As soon as B enters your house, A shows him around, tells him where the different rooms are, where to sit, and so on.

In other words, he’s ‘playing host’ even though he’s a visitor himself. This can annoy you because you’re the real host. He’s acting as if he owns the property, not you.

20. Invading personal space

In the previous example, your friend annoyed you by making a territorial claim over your property. Dominant individuals aren’t afraid to make such territorial claims, even though they can piss people off.

We all have this personal space around us we believe to be our own. When someone gets too close to us, we feel invaded. When someone invades our personal space, it’s an aggressive move and we feel compelled to pull away and reclaim our space.

21. Moving to a higher position

Humans associate height with status and power. So, to appear powerful, people sometimes move to a higher position.

When I was working in an office, our boss used to arrange these lunches for us. We’d sit and eat while he was standing. I used to think:

“Wow, he’s so selfless.
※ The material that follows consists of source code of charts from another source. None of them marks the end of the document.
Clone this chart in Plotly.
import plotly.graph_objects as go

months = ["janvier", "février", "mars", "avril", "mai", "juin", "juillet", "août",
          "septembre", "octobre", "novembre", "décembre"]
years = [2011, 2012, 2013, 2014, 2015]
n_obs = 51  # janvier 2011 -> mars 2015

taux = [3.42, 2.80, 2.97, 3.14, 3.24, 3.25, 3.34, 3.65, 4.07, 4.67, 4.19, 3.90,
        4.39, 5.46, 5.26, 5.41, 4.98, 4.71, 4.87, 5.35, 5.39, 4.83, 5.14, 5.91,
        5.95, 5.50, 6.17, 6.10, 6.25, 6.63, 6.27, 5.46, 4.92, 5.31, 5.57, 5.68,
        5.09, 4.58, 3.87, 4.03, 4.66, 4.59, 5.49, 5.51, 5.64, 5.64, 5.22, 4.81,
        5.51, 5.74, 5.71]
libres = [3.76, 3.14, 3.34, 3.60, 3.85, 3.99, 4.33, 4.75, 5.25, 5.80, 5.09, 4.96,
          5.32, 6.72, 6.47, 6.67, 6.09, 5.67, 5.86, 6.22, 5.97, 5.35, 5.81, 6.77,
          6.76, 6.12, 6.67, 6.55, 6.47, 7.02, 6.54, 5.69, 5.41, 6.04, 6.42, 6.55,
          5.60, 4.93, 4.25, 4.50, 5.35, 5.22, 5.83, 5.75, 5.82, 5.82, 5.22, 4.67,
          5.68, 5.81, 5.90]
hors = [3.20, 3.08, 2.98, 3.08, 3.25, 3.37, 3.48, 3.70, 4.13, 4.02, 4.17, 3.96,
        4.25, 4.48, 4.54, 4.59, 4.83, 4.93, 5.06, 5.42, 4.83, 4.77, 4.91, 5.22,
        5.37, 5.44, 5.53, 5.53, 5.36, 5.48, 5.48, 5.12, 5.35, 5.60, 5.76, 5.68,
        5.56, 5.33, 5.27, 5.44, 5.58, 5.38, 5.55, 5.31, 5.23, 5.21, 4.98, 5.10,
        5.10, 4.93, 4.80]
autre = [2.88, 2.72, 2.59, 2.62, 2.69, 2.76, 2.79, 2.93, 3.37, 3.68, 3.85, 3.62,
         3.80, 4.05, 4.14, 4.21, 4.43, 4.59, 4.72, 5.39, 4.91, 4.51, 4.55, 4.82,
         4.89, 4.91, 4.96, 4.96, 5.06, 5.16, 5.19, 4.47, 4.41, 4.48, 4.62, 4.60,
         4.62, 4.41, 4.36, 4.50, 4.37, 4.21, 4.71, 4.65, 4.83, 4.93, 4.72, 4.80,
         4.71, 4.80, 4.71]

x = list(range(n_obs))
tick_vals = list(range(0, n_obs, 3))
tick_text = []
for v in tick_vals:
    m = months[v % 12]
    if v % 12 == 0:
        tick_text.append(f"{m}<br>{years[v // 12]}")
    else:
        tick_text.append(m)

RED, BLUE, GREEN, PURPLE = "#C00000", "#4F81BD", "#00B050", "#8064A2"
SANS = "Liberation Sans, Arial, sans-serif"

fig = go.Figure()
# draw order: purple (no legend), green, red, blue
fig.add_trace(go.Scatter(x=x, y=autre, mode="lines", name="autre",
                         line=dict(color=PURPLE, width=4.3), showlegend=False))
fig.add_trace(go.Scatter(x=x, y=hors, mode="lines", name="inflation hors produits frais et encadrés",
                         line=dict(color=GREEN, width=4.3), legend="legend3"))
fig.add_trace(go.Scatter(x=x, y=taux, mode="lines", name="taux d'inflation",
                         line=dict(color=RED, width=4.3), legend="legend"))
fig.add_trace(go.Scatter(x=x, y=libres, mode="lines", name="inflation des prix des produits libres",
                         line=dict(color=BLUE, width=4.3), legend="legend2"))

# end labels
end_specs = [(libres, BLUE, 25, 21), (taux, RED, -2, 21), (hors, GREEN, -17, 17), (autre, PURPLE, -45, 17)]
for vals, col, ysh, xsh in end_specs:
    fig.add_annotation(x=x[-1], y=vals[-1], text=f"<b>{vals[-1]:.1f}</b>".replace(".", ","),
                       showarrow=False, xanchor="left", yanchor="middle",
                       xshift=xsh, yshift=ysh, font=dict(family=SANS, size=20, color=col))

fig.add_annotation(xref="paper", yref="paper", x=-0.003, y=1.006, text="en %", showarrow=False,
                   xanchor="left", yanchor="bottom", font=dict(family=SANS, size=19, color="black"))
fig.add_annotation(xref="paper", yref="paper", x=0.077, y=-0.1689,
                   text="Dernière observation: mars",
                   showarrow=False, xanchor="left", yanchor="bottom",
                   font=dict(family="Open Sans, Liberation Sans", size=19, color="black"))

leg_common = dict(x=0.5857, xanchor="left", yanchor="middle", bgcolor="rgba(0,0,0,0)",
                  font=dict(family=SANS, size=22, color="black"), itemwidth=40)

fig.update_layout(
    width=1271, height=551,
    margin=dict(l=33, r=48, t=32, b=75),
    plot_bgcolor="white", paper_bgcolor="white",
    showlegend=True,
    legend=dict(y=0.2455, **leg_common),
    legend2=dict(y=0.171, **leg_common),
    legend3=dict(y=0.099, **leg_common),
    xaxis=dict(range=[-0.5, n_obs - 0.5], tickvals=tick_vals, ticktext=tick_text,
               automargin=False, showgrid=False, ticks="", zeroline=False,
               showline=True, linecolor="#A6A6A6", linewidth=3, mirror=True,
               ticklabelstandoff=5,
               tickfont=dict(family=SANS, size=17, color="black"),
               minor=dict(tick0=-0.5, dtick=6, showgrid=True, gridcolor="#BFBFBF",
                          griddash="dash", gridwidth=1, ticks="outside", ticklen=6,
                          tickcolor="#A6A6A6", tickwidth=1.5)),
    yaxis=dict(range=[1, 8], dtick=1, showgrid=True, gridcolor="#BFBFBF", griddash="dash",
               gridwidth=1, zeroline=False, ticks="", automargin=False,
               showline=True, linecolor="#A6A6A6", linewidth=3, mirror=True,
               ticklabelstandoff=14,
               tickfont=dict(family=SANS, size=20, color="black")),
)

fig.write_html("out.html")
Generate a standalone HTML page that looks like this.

He wants us to eat before he does.”

It may have been true but from a power dynamics perspective, standing while everyone else is sitting gives you that ‘I’m above you mortals’ feeling of superiority.

Historically, people who were considered high status wore large hats and stood on raised platforms for the same reason (think priests and kings).

22. Touching

When you touch others or their possessions, you claim ownership of them. This is another dominant move that people find annoying. It also invades their personal space.

Touching can also be used to direct and instruct people. In almost all situations, the person who touches has more power than the one who is touched. Dominant people are always finding an excuse to invade your personal space and touch you.

Take a look at this example where Trump is essentially communicating: “Let me take care of you, my little boy.”

Imagine how awkward it would be if, after a meeting, an employee pats the shoulder of his boss saying:

“Let’s go. We’re done here.”

This will likely infuriate the boss because the employee is stealing their right to exert control.

Using dominant body language strategically

As you’ve seen, some dominant body language displays make others feel good, while others don’t. Some are appropriate and some aren’t, depending on the situation.

When you spot someone trying to dominate you and you don’t accept their dominance, try not to submit. When you submit to a dominant person, you confirm their dominance. If you don’t respond with submissive or complying behaviors, you leave them in their dust.

Try not to be mad at people for displaying dominance signals. They’re probably doing it unconsciously and won’t understand if you call them out. Instead, you want to counter them under the radar.

In most situations, giving off dominance signals is desirable to come across as high-status. In some cases, even showing submissiveness can be ideal. Don’t get trapped into a particular way of being. Use body language signals strategically. Think about the outcomes you want and behave accordingly.